The U.S. Center for Disease Control and Prevention states veteran suicide deaths are increasing at a greater rate than that of the general U.S. population: 17 veterans lose their lives to suicide every day. Some experts believe the biggest stressors can be related to the world around us, like financial difficulties.
One nonprofit organization in New York is making sure nobody gets left behind in the veteran community, and through their work, is saving lives.

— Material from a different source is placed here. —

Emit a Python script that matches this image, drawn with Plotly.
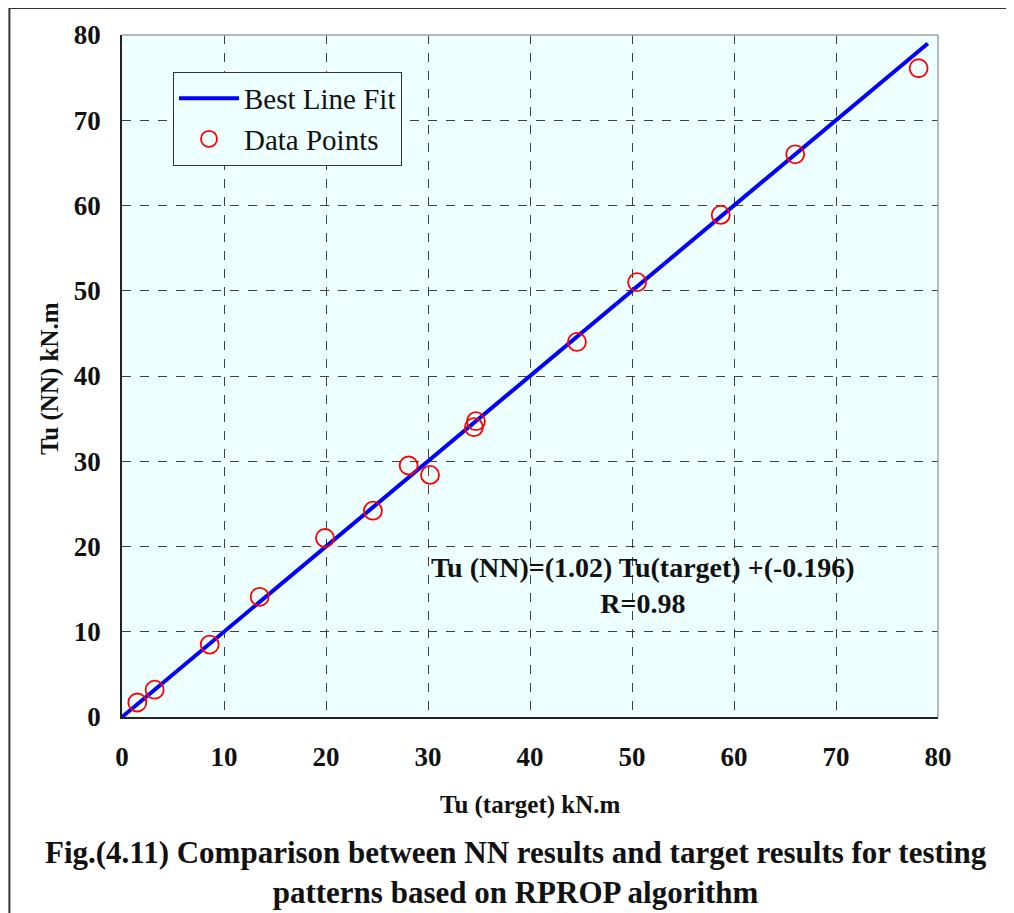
import plotly.graph_objects as go

# Data
target = [1.5, 3.2, 8.6, 13.5, 19.9, 24.6, 28.1, 30.2, 34.5, 34.7, 44.6, 50.5, 58.7, 66.0, 78.1]
nn = [1.7, 3.2, 8.5, 14.1, 21.0, 24.2, 29.5, 28.4, 34.0, 34.7, 44.0, 51.0, 58.9, 66.0, 76.1]
fit_x = [0, 79]
fit_y = [0, 79]
tick_vals = [0, 10, 20, 30, 40, 50, 60, 70, 80]

FONT = "Liberation Serif"
BG = "#EEFFFF"
INK = "#111111"

fig = go.Figure()
fig.add_trace(go.Scatter(x=fit_x, y=fit_y, mode="lines", name="Best Line Fit",
                         line=dict(color="#0000FF", width=4)))
fig.add_trace(go.Scatter(x=target, y=nn, mode="markers", name="Data Points",
                         marker=dict(symbol="circle-open", size=18, color="#FF0000",
                                     line=dict(width=1.8, color="#FF0000"))))

axis_common = dict(
    range=[0, 80], tickvals=tick_vals, showgrid=True, gridcolor="#404040",
    griddash="dash", gridwidth=1, zeroline=False, showline=True, linecolor="#222222",
    linewidth=1.5, mirror=False, ticks="",
    tickfont=dict(family=FONT, size=27, color=INK, weight="bold"),
)

fig.update_layout(
    width=1006, height=905,
    margin=dict(l=114, r=76, t=25, b=196),
    paper_bgcolor="white", plot_bgcolor=BG,
    font=dict(family=FONT, color=INK),
    xaxis=dict(**axis_common, ticklabelstandoff=15),
    yaxis=dict(**axis_common, ticklabelstandoff=14),
    legend=dict(x=0.0625, y=0.946, xanchor="left", yanchor="top",
                bgcolor=BG, bordercolor="#333333", borderwidth=1,
                font=dict(family=FONT, size=29, color=INK),
                itemwidth=60, tracegroupgap=0),
    showlegend=True,
)

# top and right frame of plot area in gray
fig.add_shape(type="line", xref="paper", yref="paper", x0=0, x1=1, y0=1, y1=1,
              line=dict(color="#A0A0A0", width=1.5))
fig.add_shape(type="line", xref="paper", yref="paper", x0=1, x1=1, y0=0, y1=1,
              line=dict(color="#A0A0A0", width=1.5))

# outer figure border (left and top)
fig.add_shape(type="line", xref="paper", yref="paper",
              x0=-0.138, x1=-0.138, y0=-0.29, y1=1.0395,
              line=dict(color="#333333", width=2))
fig.add_shape(type="line", xref="paper", yref="paper",
              x0=-0.138, x1=1.09, y0=1.0395, y1=1.0395,
              line=dict(color="#333333", width=2))

# axis titles
fig.add_annotation(x=0.5, y=-0.1287, xref="paper", yref="paper", showarrow=False,
                   xanchor="center", yanchor="middle",
                   text="<b>Tu (target) kN.m</b>",
                   font=dict(family=FONT, size=25, color=INK))
fig.add_annotation(x=-0.0882, y=0.4956, xref="paper", yref="paper", showarrow=False,
                   xanchor="center", yanchor="middle",
                   text="<b>Tu (NN) kN.m</b>", textangle=-90,
                   font=dict(family=FONT, size=25, color=INK))

# regression equation
fig.add_annotation(x=0.6385, y=0.193, xref="paper", yref="paper", showarrow=False,
                   xanchor="center", yanchor="middle",
                   text="<b>Tu (NN)=(1.02) Tu(target) +(-0.196)<br>R=0.98</b>",
                   font=dict(family=FONT, size=28, color=INK), align="center")

# figure caption
fig.add_annotation(x=0.483, y=-0.228, xref="paper", yref="paper", showarrow=False,
                   xanchor="center", yanchor="middle",
                   text="<b>Fig.(4.11) Comparison between NN results and target results for testing<br>patterns based on RPROP algorithm</b>",
                   font=dict(family=FONT, size=31, color=INK), align="center")

fig.write_html("out.html")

It’s billed as a one-stop shop. Mental Health America’s newest facility for veterans lives up to its designation. In just a few weeks, they’ve already seen an uptick.
What You Need To Know
- Mental Health America’s newest facility for veterans in Pleasant Valley is billed as a one-stop shop where veterans can receive support and services on suicide prevention, housing, employment and transportation to and from medical appointments
- Joseph Mandato, a Vietnam war veteran, recently moved back to New York from Arizona. He says he feels appreciated here
- The nonprofit also provides veterans with socks, clothes, blankets and other items to give veterans a new start
- Alyssa Carrion, an Army veteran, has dealt with her own mental health trauma including PTSD. She’s now giving back to her community as a peer specialist, working mainly on suicide prevention, with Mental Health America of Dutchess County
“It’s been amazingly busy, we probably had 22-23 new veterans contact us in the last couple of weeks,” said Anthony Kavouras, veteran programs director at Mental Health America of Dutchess County.
What they offer is veteran-to-veteran support. From suicide prevention, to housing, to employment, to transportation to and from medical appointments. Kavouras, who was in the military for almost 35 years, says many veterans are strapped financially and struggling to find affordable housing.
Joseph Mandato, a Vietnam War veteran, recently moved back to New York from Arizona. He says he feels appreciated here.
“They helped me out finding a home, a location to live. They helped me out with my first month’s rent, some furniture, a bunch of food, dishware, you name it, I got it from them,” said Mandato.
Kindness that extends throughout the community. On a recent day, a donation drop-off of food items collected by community members. In the old space, Kavouras and his team had their food pantry in a closet.
The room is an upgrade. Kavouras also showed off their newest purchase: a freezer.
“Now we can do meat!” he said.
The nonprofit is also providing veterans with items, including socks, clothes, blankets, to give them a new start. Beyond just lending a helping hand, the goal is to create a safe space for veterans to feel like they can be themselves.
Alyssa Carrion is a West Point graduate and an Army veteran. Carrion has dealt with her own mental health trauma including PTSD. She’s now giving back to her community as a peer specialist, working mainly on suicide prevention.
“A lot of veterans come home and try to fall back into life, and just don’t fit in,” Carrion said. “They need another vet to connect to. And that’s what we provide, is that community.”
Carrion says her lived experience helps her connect with other veterans.
“I have been through some rough struggles,” Carrion said. “I have fought the VA for medication.”
This new facility is offering hope to those who served our country. America’s heroes, who sometimes need help themselves.
Mental Health America of Dutchess County is holding a no-cost wellness retreat for female vets in mid-June, featuring activities like yoga, mindfulness, meditation, drum circles, paint and sip, to name a few.